Rows from a dataset of charts and code
+++++

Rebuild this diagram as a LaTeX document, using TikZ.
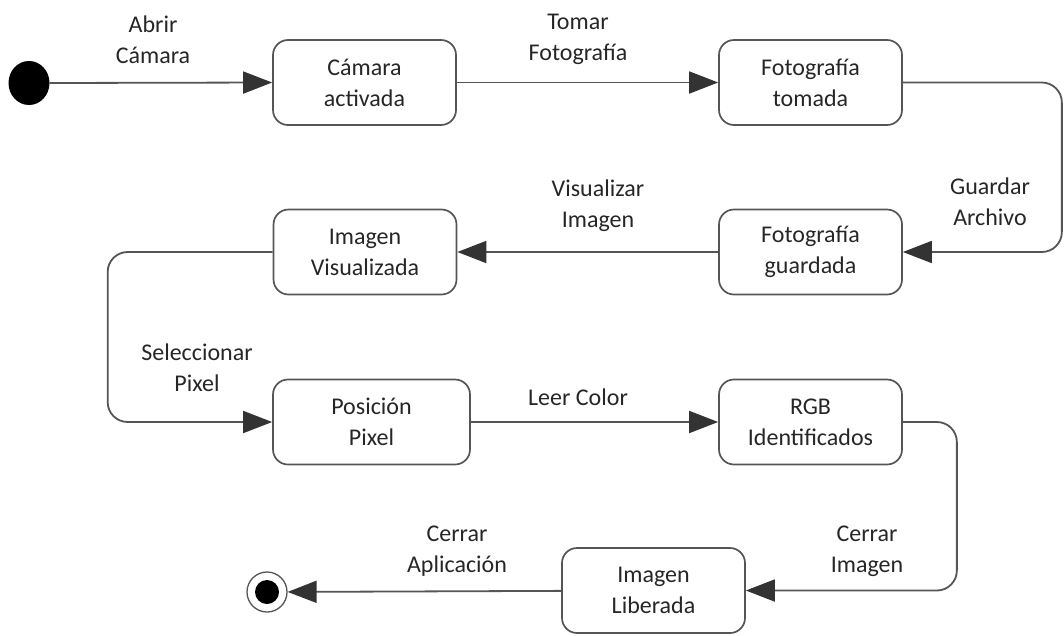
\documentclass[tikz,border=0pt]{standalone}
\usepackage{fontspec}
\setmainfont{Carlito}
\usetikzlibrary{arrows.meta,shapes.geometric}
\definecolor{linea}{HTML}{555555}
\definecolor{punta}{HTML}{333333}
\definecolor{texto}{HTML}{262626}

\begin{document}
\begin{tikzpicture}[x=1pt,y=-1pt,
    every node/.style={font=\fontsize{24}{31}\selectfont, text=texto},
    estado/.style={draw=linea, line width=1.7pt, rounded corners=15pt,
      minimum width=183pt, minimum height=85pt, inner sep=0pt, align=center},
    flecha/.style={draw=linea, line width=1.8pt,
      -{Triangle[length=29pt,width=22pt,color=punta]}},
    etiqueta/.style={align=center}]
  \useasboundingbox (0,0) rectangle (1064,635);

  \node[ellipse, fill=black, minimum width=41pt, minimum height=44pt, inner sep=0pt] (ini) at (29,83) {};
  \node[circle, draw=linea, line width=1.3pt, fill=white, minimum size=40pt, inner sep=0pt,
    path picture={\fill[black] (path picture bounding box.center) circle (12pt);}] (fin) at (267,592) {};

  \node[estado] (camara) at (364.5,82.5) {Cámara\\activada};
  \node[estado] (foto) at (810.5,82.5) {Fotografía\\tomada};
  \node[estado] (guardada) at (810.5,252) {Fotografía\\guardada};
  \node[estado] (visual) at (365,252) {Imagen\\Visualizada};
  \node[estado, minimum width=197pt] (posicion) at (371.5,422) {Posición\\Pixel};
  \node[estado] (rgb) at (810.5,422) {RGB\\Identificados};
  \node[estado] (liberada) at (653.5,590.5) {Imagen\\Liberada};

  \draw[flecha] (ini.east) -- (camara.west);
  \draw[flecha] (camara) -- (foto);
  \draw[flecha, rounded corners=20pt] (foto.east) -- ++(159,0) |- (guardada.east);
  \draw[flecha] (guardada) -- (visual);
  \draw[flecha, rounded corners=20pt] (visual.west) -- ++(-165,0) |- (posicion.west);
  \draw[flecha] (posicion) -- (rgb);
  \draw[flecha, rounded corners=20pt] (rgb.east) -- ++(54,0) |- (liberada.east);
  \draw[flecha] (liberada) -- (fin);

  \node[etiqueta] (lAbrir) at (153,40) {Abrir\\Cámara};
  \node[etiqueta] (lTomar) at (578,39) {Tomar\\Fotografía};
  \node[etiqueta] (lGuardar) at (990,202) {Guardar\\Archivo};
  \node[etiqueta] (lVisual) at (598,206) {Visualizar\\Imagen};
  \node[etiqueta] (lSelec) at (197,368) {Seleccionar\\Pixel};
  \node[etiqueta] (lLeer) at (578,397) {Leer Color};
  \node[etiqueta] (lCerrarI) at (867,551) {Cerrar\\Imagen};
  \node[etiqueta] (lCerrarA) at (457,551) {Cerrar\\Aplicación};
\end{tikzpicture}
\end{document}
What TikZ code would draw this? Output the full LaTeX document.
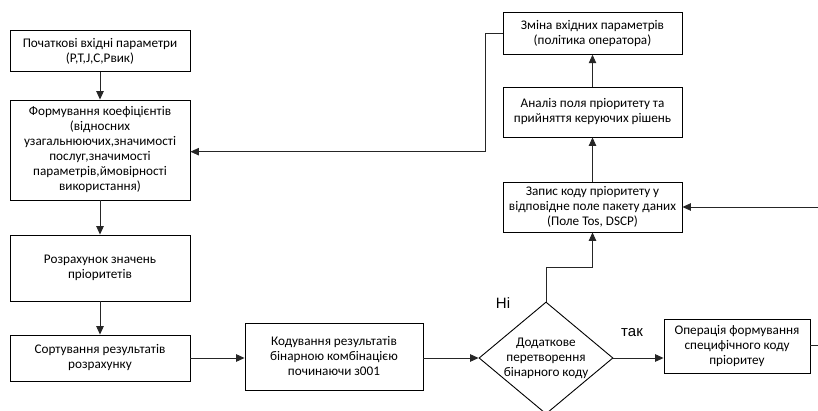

+++++

Every entry above should be duplicated exactly. Do not include the images.

**SOLUTION FOR THIS PROBLEM**
Rebuild this diagram as a LaTeX document, using TikZ.
\documentclass[tikz,border=0pt]{standalone}
\usepackage{fontspec}
\setmainfont{Carlito}
\usetikzlibrary{arrows.meta,shapes.geometric}
\definecolor{linea}{HTML}{555555}
\definecolor{punta}{HTML}{333333}
\definecolor{texto}{HTML}{262626}

\begin{document}
\begin{tikzpicture}[x=1pt,y=-1pt,
    every node/.style={font=\fontsize{24}{31}\selectfont, text=texto},
    estado/.style={draw=linea, line width=1.7pt, rounded corners=15pt,
      minimum width=183pt, minimum height=85pt, inner sep=0pt, align=center},
    flecha/.style={draw=linea, line width=1.8pt,
      -{Triangle[length=29pt,width=22pt,color=punta]}},
    etiqueta/.style={align=center}]
  \useasboundingbox (0,0) rectangle (1064,635);

  \node[ellipse, fill=black, minimum width=41pt, minimum height=44pt, inner sep=0pt] (ini) at (29,83) {};
  \node[circle, draw=linea, line width=1.3pt, fill=white, minimum size=40pt, inner sep=0pt,
    path picture={\fill[black] (path picture bounding box.center) circle (12pt);}] (fin) at (267,592) {};

  \node[estado] (camara) at (364.5,82.5) {Cámara\\activada};
  \node[estado] (foto) at (810.5,82.5) {Fotografía\\tomada};
  \node[estado] (guardada) at (810.5,252) {Fotografía\\guardada};
  \node[estado] (visual) at (365,252) {Imagen\\Visualizada};
  \node[estado, minimum width=197pt] (posicion) at (371.5,422) {Posición\\Pixel};
  \node[estado] (rgb) at (810.5,422) {RGB\\Identificados};
  \node[estado] (liberada) at (653.5,590.5) {Imagen\\Liberada};

  \draw[flecha] (ini.east) -- (camara.west);
  \draw[flecha] (camara) -- (foto);
  \draw[flecha, rounded corners=20pt] (foto.east) -- ++(159,0) |- (guardada.east);
  \draw[flecha] (guardada) -- (visual);
  \draw[flecha, rounded corners=20pt] (visual.west) -- ++(-165,0) |- (posicion.west);
  \draw[flecha] (posicion) -- (rgb);
  \draw[flecha, rounded corners=20pt] (rgb.east) -- ++(54,0) |- (liberada.east);
  \draw[flecha] (liberada) -- (fin);

  \node[etiqueta] (lAbrir) at (153,40) {Abrir\\Cámara};
  \node[etiqueta] (lTomar) at (578,39) {Tomar\\Fotografía};
  \node[etiqueta] (lGuardar) at (990,202) {Guardar\\Archivo};
  \node[etiqueta] (lVisual) at (598,206) {Visualizar\\Imagen};
  \node[etiqueta] (lSelec) at (197,368) {Seleccionar\\Pixel};
  \node[etiqueta] (lLeer) at (578,397) {Leer Color};
  \node[etiqueta] (lCerrarI) at (867,551) {Cerrar\\Imagen};
  \node[etiqueta] (lCerrarA) at (457,551) {Cerrar\\Aplicación};
\end{tikzpicture}
\end{document}
What TikZ code would draw this? Output the full LaTeX document.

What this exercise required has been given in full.